Prostate Cancer Screening

In 2012 the U.S. Preventative Services Task Force determined that men of any age should NOT have prostate cancer screening using the PSA blood test, with or without digital rectal examination. This recommendation was based on evidence that the potential harms of screening outweighed any potential benefit.
• Prostate cancer is the second most common cancer in men, but in most cases it does not grow or cause symptoms. Treatment for prostate cancer is often unnecessary.
• The PSA screening test often suggests that prostate cancer may be present when there is no cancer (A “false-positive” result).
o Men with a positive PSA still only have about a 1% chance of having prostate cancer.

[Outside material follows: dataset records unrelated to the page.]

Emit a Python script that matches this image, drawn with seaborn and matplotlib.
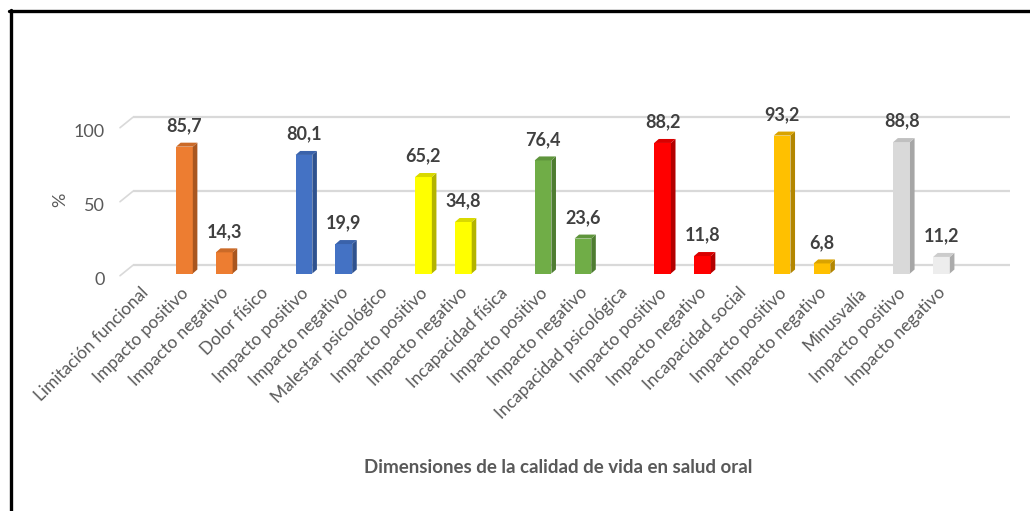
import numpy as np
import pandas as pd
import matplotlib
matplotlib.use("Agg")
import matplotlib.pyplot as plt
from matplotlib.patches import Polygon
from matplotlib.lines import Line2D
from matplotlib.transforms import ScaledTranslation
import seaborn as sns

# Data
dimensiones = ["Limitación funcional", "Dolor físico", "Malestar psicológico",
               "Incapacidad física", "Incapacidad psicológica",
               "Incapacidad social", "Minusvalía"]
positivo = [85.7, 80.1, 65.2, 76.4, 88.2, 93.2, 88.8]
negativo = [14.3, 19.9, 34.8, 23.6, 11.8, 6.8, 11.2]

# colours: front face, side face for positive / negative bars
color_pos = ["#ED7D31", "#4472C4", "#FFFF00", "#70AD47", "#FF0000", "#FFC000", "#D9D9D9"]
color_neg = ["#ED7D31", "#4472C4", "#FFFF00", "#70AD47", "#FF0000", "#FFC000", "#EDEDED"]
side_pos = ["#A9561F", "#2F528F", "#B3B300", "#4E7C31", "#B30000", "#B38600", "#A6A6A6"]
side_neg = ["#A9561F", "#2F528F", "#B3B300", "#4E7C31", "#B30000", "#B38600", "#ABABAB"]

# Build the long table: each dimension takes three slots on the axis
tick_labels = []
rows = []
for g, dim in enumerate(dimensiones):
    tick_labels += [dim, "Impacto positivo", "Impacto negativo"]
    rows.append({"pos": 3 * g + 1, "valor": positivo[g], "key": f"p{g}",
                 "front": color_pos[g], "side": side_pos[g]})
    rows.append({"pos": 3 * g + 2, "valor": negativo[g], "key": f"n{g}",
                 "front": color_neg[g], "side": side_neg[g]})
df = pd.DataFrame(rows)

sns.set_theme(style="white")
plt.rcParams["font.family"] = ["Lato", "DejaVu Sans"]

fig = plt.figure(figsize=(10.30, 5.11), dpi=100)
W, H = 1030, 511
ax = fig.add_axes([120 / W, (H - 273.5) / H, 890 / W, 162.8 / H])

sns.barplot(data=df, x="pos", y="valor", hue="key",
            palette=dict(zip(df["key"], df["front"])),
            native_scale=True, dodge=False, width=0.42, saturation=1,
            legend=False, linewidth=0, ax=ax, zorder=3)

ax.set_xlim(-0.617, 21.72)
ax.set_ylim(0, 110)

# pseudo 3D: side and top faces of each bar
dx, dy = 0.115, 2.7
side_map = dict(zip(df["pos"], df["side"]))
for bar in list(ax.patches):
    x0 = bar.get_x()
    x1 = x0 + bar.get_width()
    h = bar.get_height()
    p = int(round(x0 + bar.get_width() / 2))
    sc = side_map[p]
    ax.add_patch(Polygon([(x1, 0), (x1 + dx, dy), (x1 + dx, h + dy), (x1, h)],
                         closed=True, facecolor=sc, edgecolor="none", zorder=3))
    top = tuple((np.array(matplotlib.colors.to_rgb(bar.get_facecolor()))
                 + np.array(matplotlib.colors.to_rgb(sc))) / 2)
    ax.add_patch(Polygon([(x0, h), (x1, h), (x1 + dx, h + dy), (x0 + dx, h + dy)],
                         closed=True, facecolor=top, edgecolor="none", zorder=3))
    ax.annotate(f"{h:.1f}".replace(".", ","), (x0 + bar.get_width() / 2, h),
                xytext=(0, 15), textcoords="offset points", ha="center",
                va="center", fontsize=13, fontweight="bold", color="#404040",
                annotation_clip=False)

# back-wall gridlines with a short floor diagonal
for v in [0, 50, 100]:
    ax.plot([-0.291, 21.72], [v + 5.6, v + 5.6], color="#D9D9D9", lw=1.6,
            zorder=1, clip_on=False, solid_capstyle="butt")
    ax.plot([-0.617, -0.291], [v - 1.5, v + 5.6], color="#D9D9D9", lw=1.2,
            zorder=1, clip_on=False)

for s in ax.spines.values():
    s.set_visible(False)
ax.grid(False)

ax.set_yticks([0, 50, 100])
ax.set_yticklabels(["0", "50", "100"])
ax.tick_params(axis="y", length=0, pad=11, labelsize=13, labelcolor="#595959")
for lab in ax.get_yticklabels():
    lab.set_transform(lab.get_transform() + ScaledTranslation(0, -5 / 100, fig.dpi_scale_trans))

ax.set_xticks(range(len(tick_labels)))
ax.set_xticklabels(tick_labels, rotation=45, ha="right", rotation_mode="anchor",
                   fontsize=12.5, color="#595959")
ax.tick_params(axis="x", length=0, pad=8)
for lab in ax.get_xticklabels():
    lab.set_transform(lab.get_transform() + ScaledTranslation(-4 / 100, 0, fig.dpi_scale_trans))
ax.set_xlabel("")
ax.set_ylabel("")

fig.text(558 / W, 1 - 467 / H, "Dimensiones de la calidad de vida en salud oral",
         ha="center", va="center", fontsize=13.5, fontweight="bold", color="#595959")
fig.text(60 / W, 1 - 200 / H, "%", ha="center", va="center", rotation=90,
         fontsize=13, color="#595959")

# frame of the original picture (top and left only)
fig.add_artist(Line2D([9 / W, 1], [1 - 11.5 / H, 1 - 11.5 / H], color="black",
                      lw=2.4, transform=fig.transFigure))
fig.add_artist(Line2D([10.5 / W, 10.5 / W], [0, 1 - 10 / H], color="black",
                      lw=2.4, transform=fig.transFigure))

fig.savefig("out.png", dpi=100, facecolor="white")
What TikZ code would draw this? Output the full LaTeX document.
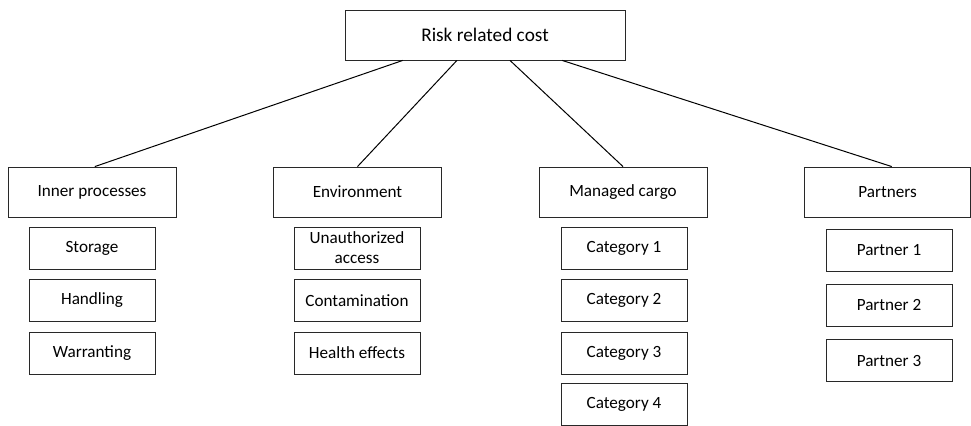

• Follow up testing for positive PSA results can cause:
o Worry and anxiety
o Fever, infection, bleeding, urinary problems, pain
o Hospitalization
• Cancers that are detected are often treated because there is no way to currently tell for sure if a cancer is aggressive or not. This means many cancers will be treated unnecessarily with surgery, radiation, and/or hormone therapy. Potential side effects of treatment include:
o Erectile dysfunction (impotence)
o Urinary incontinence
o Problems with bowel control
o A small risk of death and serious complications from surgery
Therefore, prostate cancer screening with a PSA blood test is more likely to cause harm than benefit.
If you have further questions, or feel strongly that you should be screened for prostate cancer, please talk with your doctor.